Using a Landing String System to run a Subsea Test Tree (SSTT) is a complex operation. Different stages will throw up different challenges, all of which need to be properly planned for to deliver a safe and efficient well completion campaign.
What is a Landing String System?
A Landing String System is an assembly of large bore valves and a latch, which are hydraulically controlled. Steel pipe with threaded connections is used to connect the surface and subsea equipment. This assembly provides access to wells for testing and completion operations.
Maintaining restrictive flex joint angular limits
The large diameter SSTT requires relatively restrictive flex joint angles to be maintained in order to prevent lock-up. These angle limits should therefore be maintained whilst running the system and preparing to unlatch.

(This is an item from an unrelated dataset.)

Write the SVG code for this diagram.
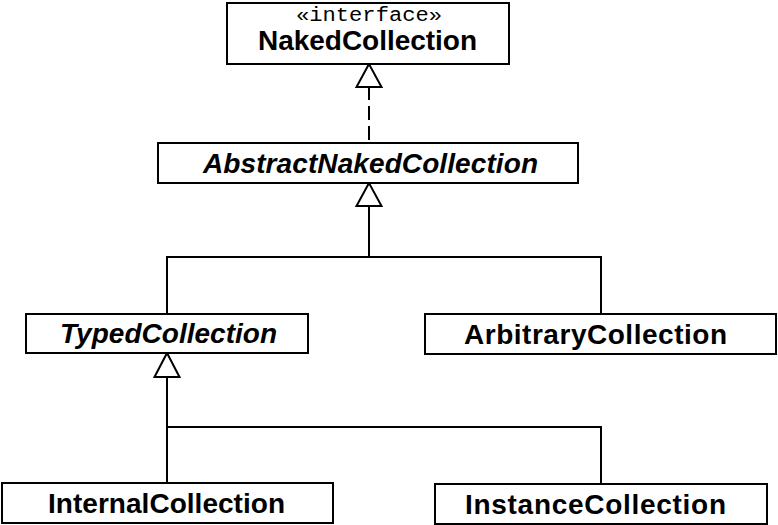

Stroke out of the heave compensator has the potential to impart significant tensile loads into the system, causing potential equipment failure. It is also important to ensure that the surface test tree does not impact the drill floor during large vessel heave. By specifying clear and unambiguous heave limits, these scenarios can be de-risked.

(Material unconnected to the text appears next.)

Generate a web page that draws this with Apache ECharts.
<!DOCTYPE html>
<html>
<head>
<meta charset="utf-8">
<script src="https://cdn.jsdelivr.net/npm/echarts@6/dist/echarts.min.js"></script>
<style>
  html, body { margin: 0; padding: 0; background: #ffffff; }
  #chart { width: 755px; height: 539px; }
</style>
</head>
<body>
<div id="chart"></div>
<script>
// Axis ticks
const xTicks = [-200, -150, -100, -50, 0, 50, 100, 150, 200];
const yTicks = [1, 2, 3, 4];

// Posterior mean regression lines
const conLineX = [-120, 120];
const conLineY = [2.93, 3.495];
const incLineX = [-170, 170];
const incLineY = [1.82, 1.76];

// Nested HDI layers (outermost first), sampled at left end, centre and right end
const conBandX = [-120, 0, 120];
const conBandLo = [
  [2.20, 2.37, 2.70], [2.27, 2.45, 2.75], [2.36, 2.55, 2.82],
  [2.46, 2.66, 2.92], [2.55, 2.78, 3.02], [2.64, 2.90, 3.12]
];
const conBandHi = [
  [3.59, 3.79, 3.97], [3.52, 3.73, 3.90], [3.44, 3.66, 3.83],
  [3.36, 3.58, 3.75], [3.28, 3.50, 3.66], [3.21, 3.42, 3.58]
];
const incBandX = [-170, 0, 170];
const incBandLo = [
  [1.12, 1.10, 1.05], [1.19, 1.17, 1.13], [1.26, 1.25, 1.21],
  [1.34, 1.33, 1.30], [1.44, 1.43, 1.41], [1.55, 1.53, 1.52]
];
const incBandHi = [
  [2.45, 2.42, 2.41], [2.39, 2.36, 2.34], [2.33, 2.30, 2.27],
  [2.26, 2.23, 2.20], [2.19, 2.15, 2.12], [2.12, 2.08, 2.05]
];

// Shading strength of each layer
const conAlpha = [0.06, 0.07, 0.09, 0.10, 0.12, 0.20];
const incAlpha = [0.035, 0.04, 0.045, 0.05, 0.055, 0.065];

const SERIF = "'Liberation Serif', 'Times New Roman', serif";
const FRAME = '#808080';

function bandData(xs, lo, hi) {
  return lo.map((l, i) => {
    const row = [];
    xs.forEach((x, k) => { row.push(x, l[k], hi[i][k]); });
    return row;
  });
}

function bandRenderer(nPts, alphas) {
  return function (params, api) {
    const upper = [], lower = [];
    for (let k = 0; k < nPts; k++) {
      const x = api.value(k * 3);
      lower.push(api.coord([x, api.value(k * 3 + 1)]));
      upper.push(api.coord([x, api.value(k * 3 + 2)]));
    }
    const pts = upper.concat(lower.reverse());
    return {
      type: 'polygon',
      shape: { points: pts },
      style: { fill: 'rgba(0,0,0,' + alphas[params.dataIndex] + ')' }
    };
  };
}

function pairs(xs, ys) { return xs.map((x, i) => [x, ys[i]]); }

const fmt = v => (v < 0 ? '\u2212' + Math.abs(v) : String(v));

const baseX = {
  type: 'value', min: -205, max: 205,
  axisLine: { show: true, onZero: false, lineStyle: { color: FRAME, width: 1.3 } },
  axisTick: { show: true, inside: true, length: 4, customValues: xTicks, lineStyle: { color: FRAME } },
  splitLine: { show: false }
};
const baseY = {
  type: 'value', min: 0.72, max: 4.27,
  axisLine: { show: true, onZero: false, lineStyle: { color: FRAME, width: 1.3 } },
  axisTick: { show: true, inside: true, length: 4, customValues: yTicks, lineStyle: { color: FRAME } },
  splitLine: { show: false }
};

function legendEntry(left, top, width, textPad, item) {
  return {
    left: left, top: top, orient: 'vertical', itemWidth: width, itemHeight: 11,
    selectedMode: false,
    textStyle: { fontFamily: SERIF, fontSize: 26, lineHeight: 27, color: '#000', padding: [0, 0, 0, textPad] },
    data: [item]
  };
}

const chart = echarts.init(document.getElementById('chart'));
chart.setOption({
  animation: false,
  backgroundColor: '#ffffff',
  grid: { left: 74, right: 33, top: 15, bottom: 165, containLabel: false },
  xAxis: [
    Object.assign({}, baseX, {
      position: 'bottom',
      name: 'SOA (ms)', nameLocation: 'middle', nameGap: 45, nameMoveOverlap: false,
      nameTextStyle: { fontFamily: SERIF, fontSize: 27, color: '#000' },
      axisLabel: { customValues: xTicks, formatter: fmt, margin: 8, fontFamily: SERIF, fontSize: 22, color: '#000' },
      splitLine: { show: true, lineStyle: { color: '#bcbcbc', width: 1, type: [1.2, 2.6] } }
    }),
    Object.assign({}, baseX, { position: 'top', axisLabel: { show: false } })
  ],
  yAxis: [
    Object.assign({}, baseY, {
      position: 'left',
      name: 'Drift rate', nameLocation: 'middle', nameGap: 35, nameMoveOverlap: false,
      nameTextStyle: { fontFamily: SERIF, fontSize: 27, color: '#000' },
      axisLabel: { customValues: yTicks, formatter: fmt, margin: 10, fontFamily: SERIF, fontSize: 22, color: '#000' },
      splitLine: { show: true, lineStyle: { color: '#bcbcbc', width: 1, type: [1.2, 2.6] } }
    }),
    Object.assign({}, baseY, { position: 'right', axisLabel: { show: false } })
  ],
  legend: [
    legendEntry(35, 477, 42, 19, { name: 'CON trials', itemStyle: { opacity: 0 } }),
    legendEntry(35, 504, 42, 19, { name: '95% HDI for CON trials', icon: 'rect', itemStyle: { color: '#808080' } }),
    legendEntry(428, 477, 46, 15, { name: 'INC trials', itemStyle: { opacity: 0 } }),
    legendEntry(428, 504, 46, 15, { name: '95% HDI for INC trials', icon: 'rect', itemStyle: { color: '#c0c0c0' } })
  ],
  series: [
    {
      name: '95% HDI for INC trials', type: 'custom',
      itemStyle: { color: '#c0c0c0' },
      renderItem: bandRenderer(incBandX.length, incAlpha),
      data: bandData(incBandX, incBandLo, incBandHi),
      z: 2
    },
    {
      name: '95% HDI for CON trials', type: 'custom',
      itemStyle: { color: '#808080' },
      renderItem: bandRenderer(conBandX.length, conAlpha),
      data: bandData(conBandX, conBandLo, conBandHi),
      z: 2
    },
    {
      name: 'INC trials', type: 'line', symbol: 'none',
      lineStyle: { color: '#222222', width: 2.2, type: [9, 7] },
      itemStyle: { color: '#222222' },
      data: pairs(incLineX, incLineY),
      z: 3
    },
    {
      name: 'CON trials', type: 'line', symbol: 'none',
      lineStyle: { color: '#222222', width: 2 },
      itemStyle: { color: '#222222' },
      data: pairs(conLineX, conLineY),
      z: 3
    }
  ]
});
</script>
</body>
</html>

Determination of Adequate Fatigue Life
It is important to ensure that the fatigue critical components within the system do not exceed the allowable limits. Landing strings often have multiple contact points (at the drill floor and within the BOP stack), which can impose high loads onto the system. Some threaded connections such as the latch and retainer valve are prone to high stress concentration factors, resulting in the requirement for detailed analysis to determine usable fatigue lives.

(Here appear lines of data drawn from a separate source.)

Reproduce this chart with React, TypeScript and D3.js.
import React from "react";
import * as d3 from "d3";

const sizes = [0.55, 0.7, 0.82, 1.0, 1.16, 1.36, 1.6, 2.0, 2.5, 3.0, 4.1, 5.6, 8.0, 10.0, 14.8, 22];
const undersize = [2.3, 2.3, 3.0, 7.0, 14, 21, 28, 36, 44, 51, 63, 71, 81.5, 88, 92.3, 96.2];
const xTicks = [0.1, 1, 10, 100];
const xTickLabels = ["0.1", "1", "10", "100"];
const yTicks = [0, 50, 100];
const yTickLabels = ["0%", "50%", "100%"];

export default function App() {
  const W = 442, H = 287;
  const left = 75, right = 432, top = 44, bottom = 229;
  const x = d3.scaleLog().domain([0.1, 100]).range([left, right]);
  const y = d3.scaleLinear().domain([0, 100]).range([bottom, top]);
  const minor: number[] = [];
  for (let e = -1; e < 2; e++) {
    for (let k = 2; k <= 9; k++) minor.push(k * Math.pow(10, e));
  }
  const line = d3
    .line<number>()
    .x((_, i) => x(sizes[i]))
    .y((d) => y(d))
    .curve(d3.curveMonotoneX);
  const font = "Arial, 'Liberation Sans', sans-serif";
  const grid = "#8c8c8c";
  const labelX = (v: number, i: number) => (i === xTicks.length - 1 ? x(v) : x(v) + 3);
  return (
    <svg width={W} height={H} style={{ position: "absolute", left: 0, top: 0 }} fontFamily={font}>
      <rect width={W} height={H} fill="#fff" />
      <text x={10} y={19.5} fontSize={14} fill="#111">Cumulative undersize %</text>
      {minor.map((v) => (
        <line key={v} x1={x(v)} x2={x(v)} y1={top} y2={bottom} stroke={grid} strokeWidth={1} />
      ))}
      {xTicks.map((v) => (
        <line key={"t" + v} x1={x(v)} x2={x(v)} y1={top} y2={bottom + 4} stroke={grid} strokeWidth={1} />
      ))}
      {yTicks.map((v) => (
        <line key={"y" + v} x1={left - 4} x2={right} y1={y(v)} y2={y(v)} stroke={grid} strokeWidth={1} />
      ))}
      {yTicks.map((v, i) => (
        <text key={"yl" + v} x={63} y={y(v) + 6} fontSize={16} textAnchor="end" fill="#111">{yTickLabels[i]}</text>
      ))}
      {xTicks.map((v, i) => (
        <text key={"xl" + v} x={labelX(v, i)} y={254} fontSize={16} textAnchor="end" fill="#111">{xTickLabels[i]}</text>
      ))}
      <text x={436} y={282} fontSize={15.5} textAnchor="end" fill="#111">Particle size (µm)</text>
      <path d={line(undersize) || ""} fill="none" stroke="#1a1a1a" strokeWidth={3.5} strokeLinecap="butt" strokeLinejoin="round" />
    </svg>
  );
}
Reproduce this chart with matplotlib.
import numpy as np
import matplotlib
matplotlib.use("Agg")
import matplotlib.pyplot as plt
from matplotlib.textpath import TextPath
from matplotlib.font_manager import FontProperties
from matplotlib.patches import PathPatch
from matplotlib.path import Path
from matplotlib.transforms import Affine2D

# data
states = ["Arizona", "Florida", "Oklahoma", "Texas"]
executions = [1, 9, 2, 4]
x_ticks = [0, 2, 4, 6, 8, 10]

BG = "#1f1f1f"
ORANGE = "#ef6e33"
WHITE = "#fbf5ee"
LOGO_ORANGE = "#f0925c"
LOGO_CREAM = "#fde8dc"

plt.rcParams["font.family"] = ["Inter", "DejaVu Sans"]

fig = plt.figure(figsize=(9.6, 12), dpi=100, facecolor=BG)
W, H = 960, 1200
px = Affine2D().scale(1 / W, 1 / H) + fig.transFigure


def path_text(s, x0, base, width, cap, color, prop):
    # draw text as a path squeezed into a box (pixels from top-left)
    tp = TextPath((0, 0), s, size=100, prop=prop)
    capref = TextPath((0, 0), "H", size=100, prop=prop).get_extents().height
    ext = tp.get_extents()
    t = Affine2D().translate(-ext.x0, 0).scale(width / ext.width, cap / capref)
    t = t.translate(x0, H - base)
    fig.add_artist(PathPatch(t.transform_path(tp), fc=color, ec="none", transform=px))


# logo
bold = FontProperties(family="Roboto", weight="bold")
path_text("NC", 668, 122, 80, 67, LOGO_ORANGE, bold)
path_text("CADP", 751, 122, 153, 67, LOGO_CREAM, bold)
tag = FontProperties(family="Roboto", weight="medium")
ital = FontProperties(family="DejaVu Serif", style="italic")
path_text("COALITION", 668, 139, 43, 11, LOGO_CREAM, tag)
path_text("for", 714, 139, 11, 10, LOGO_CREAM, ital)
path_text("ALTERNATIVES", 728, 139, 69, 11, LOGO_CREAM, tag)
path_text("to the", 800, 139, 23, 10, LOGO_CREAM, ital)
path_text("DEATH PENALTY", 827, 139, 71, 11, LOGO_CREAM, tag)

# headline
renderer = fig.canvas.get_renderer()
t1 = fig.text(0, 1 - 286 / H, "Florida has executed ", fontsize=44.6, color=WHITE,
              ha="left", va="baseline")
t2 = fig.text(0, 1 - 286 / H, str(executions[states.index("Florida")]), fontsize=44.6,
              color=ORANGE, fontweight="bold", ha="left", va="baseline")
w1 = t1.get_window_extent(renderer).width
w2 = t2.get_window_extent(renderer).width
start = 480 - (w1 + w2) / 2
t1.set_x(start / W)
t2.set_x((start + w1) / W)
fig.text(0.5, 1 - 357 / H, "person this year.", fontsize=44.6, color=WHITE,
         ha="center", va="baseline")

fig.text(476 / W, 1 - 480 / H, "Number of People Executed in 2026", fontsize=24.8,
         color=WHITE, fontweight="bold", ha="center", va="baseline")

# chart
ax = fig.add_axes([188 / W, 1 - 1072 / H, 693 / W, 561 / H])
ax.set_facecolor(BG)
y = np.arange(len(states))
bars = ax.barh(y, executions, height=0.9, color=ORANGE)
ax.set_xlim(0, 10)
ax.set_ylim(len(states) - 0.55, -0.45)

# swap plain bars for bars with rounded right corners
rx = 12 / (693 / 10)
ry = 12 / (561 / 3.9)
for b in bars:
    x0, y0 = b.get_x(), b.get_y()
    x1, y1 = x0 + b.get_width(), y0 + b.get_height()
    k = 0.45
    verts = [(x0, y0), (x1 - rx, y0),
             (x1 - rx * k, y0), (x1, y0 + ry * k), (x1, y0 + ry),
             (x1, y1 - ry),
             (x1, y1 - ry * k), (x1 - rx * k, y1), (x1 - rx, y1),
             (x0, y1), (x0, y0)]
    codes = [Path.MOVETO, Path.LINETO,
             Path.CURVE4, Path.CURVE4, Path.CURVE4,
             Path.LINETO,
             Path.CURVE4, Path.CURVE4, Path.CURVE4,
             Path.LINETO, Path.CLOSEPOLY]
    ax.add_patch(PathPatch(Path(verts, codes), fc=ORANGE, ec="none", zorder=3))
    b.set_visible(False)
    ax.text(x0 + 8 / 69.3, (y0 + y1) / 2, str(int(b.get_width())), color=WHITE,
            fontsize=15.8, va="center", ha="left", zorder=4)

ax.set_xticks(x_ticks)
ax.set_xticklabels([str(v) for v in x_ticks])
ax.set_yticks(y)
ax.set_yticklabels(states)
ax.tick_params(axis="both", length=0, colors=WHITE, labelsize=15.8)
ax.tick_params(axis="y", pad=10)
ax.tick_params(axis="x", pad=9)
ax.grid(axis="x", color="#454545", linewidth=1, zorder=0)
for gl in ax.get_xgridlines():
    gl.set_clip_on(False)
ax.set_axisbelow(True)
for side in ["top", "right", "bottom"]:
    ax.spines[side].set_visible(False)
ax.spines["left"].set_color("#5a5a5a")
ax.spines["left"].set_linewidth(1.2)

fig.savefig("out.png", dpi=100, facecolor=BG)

Accidental events should be carefully analysed and planned for. Accidents such as a loss of vessel station keeping (either a single mooring line failure or DP Drift off), heave compensator lockup and a loss of top tension all need to be considered to ensure safe operations. As the landing string contains high pressure well bore fluids, it is critical that the system does not suffer any leakage or failure since the large diameter marine riser which surrounds the landing string is not rated for high pressure.
To overcome these challenges, detailed analysis must be completed. A full global riser analysis of the marine riser and landing string will help determine operating limits and the fatigue life of the system.